Voltaire convient des défauts de ses drames, quoique la plupart meilleurs que ceux de nos jours : mais cet aveu, qui lui a coûté, il ne le fait qu’aux dépens des amateurs. Je me vois obligé, dit-il, de servir l’ignorance. J’écris en insensé ; mais j’écris pour des foux. Le public est mon maître, il faut bien le servir, il faut, pour son argent, lui donner ce qu’il aime. J’écris pour lui, non pour moi-même, & cherche des succès dont je n’ai qu’à rougir. Lopez de Vega avoit dit la même chose du théatre espagnol. Voltaire n’a fait que traduire ses vers en françois. Le Marquis Albigati, qui rapporte l’un & l’autre dans la préface de son théatre, le dit encore du théatre italien. On est forcé pour plaire de se conformer au goût du public. Il en est de même des mœurs. Les amateurs, sont-ce des libertins, il faut par-tout de la galanterie ; le caractere du libertinage décide du genre de licence. La politesse du grand monde veut des voiles ; les boulevards, la foire sont moins délicats : mais il faut, par-tout du vice, & malheureusement la plupart des poëtes ont sur les mœurs le même goût que le public, & ils entretiennent celui du public, ils secondent les actrices qu’ils aiment, & ils en sont trop bien secondés. Le monde le plus-brillant n’a pas le goût moins dépravé, & les femmes qui rient sous l’éventail ne sont pas les plus chastes vestales.

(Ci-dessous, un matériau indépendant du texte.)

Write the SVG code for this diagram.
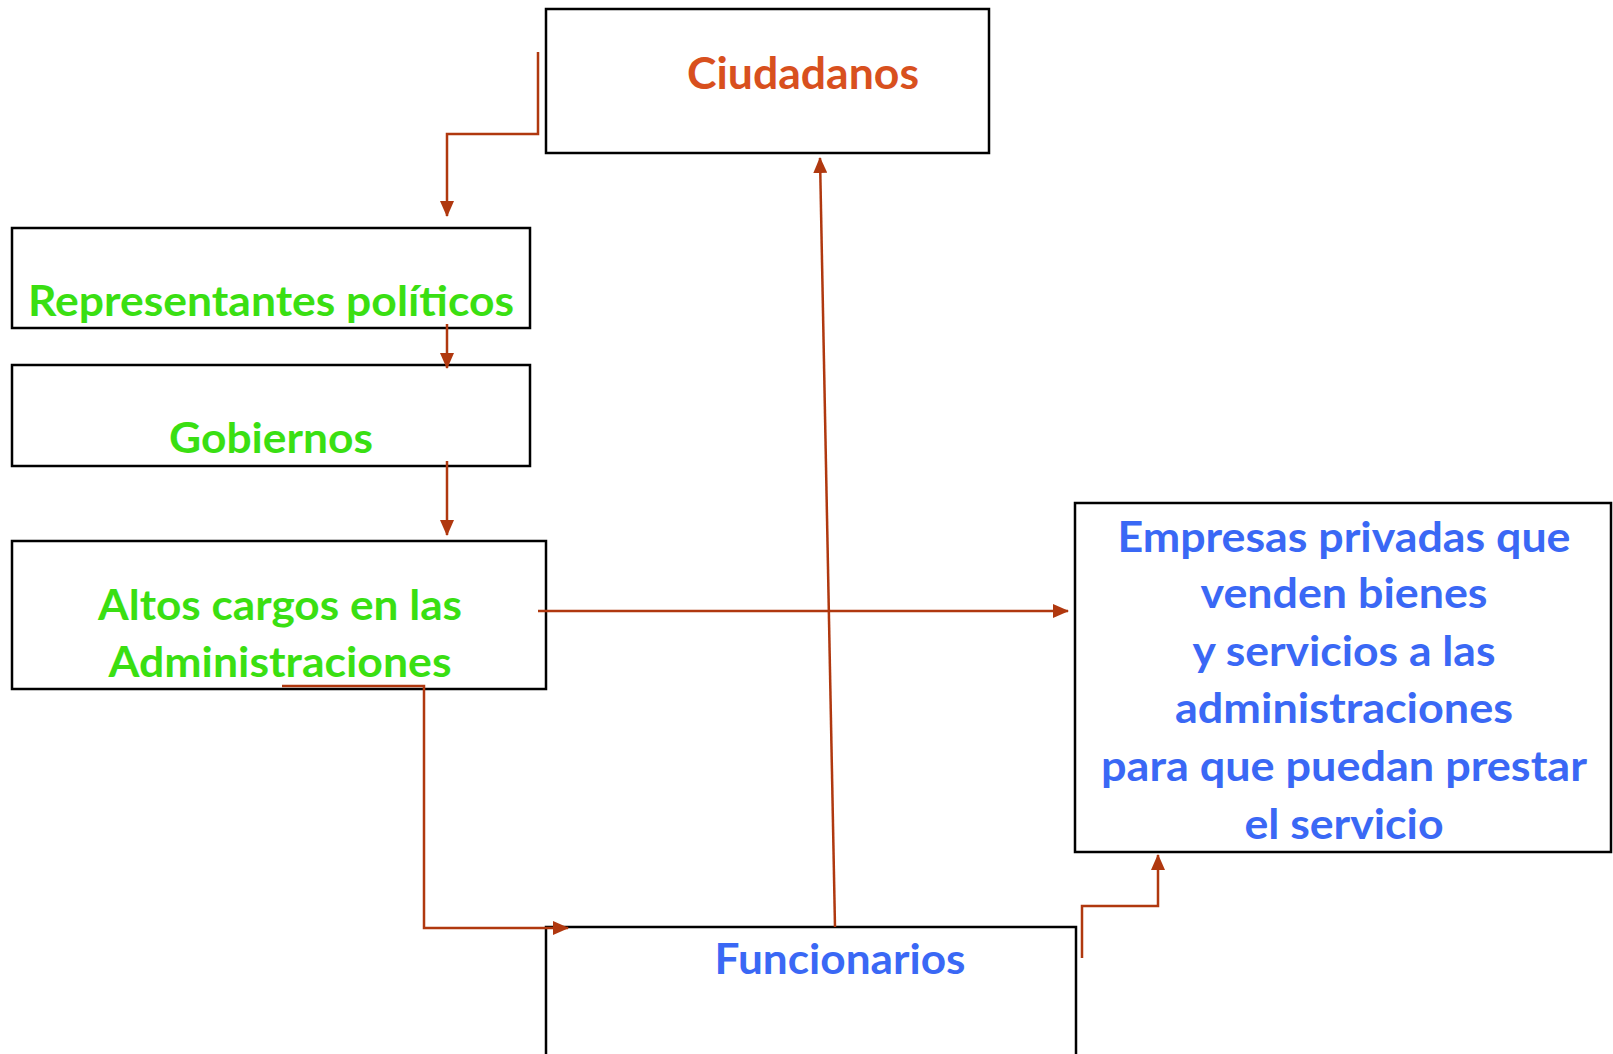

Qu’un petit-maître est une sotte espece ! Il va, revient, est là-haut, est là-bas, il parle, il chante, il bat des entrechats, siffle, ricane, effleure la tendresse, tire un flacon, caresse son plumet, content de lui, dit des fadeurs aux belles, d’un pied léger fait trois pas de ballet, tourne la tête, arrange ses dentelles. A l’œil vulgaire il paroît un bijou, le sage dit, ah la bête ! ah le fou ! Que diroit le chrétien, s’il voyoit les élans, les transports, les désirs de son cœur, les tableaux, les écarts, les folies de son imagination sur les objets du vice ! Ces vers sont tirés des nouveaux contes soi-disant d’un cousin de Rabelais, qui croit se faire honneur d’appartenir à ce libertin, qui devroit en rougir, s’il lui appartenoit, & qui doit bien plus rougir d’avoir la foiblesse de s’en faire honneur.

Le Nécrologe des hommes célebres parle de M. de Pontdeveille, auteur de plusieurs comédies & d’autres ouvrages aussi frivoles, qui ne lui sont qu’une très-médiocre célébrité. Il eut, dit-on, le malheur de tomber entre les mains d’un précepteur dont le pédantisme lui inspira un dégoût pour l’étude, qu’il ne put jamais vaincre : c’est-à-dire, que son précepteur, homme sage, vouloit le faire étudier, & le corriger de sa dissipation & de sa paresse, & qu’il fut incorrigible. A ce prix, les régens & les précepteurs qui font leur devoirs, sont des pédans à qui il faut imputer le libertinage de leurs écoliers La gaieté & les talens de celui-ci suppléerent aux études. En effet, il a composé des comédies & des chansons : c’est un beau supplément. Ses premiers essais furent des chansons contre les rudimens & les racines grecques ; aussi ne savoit-il ni grec ni latin : mais il faisoit des vers bouffons. Il avoit pour ce genre une facilité incroyable,

Les parens, aussi pédans que le précepteur, ne s’accommodoient point de ce beau talent ; ils le destinoient à la robe, & lui avoient acheté, une charge de conseiller au parlement. Il retarda sa réception tant qu’il put : enfin, ne pouvant plus reculer, il alla, selon l’usage, demander des conclusions à M. de Fleuri, procureur général, qu’il trouva dans ce moment occupé. Le récipiendaire l’attendit dans une chambre voisine. Pour charmer son ennui, il se mit à danser la danse des Chinois dans l’opéra d’Issé, qu’on jouoit alors, & l’accompagnoit des attitudes grotesques de cette danse. Tout à coup le cabinet s’ouvre, le procureur général sort, & se mit à rire de la saillie du candidat ; ses conclusions ne furent pas données. Les parens du danseur sentirent qu’il n’étoit pas propre à un état si sérieux, & lui acheterent une autre charge. La même aventure est arrivé à… d’une maniere inverse. Un plaideur qui attendoit le procureur général dans son anti-chambre, le vit habillé en arlequin, dansant la danse d’arlequin, avec tous les lazzis dont l’ornoit Dominique, &, sans lui parler, se retira.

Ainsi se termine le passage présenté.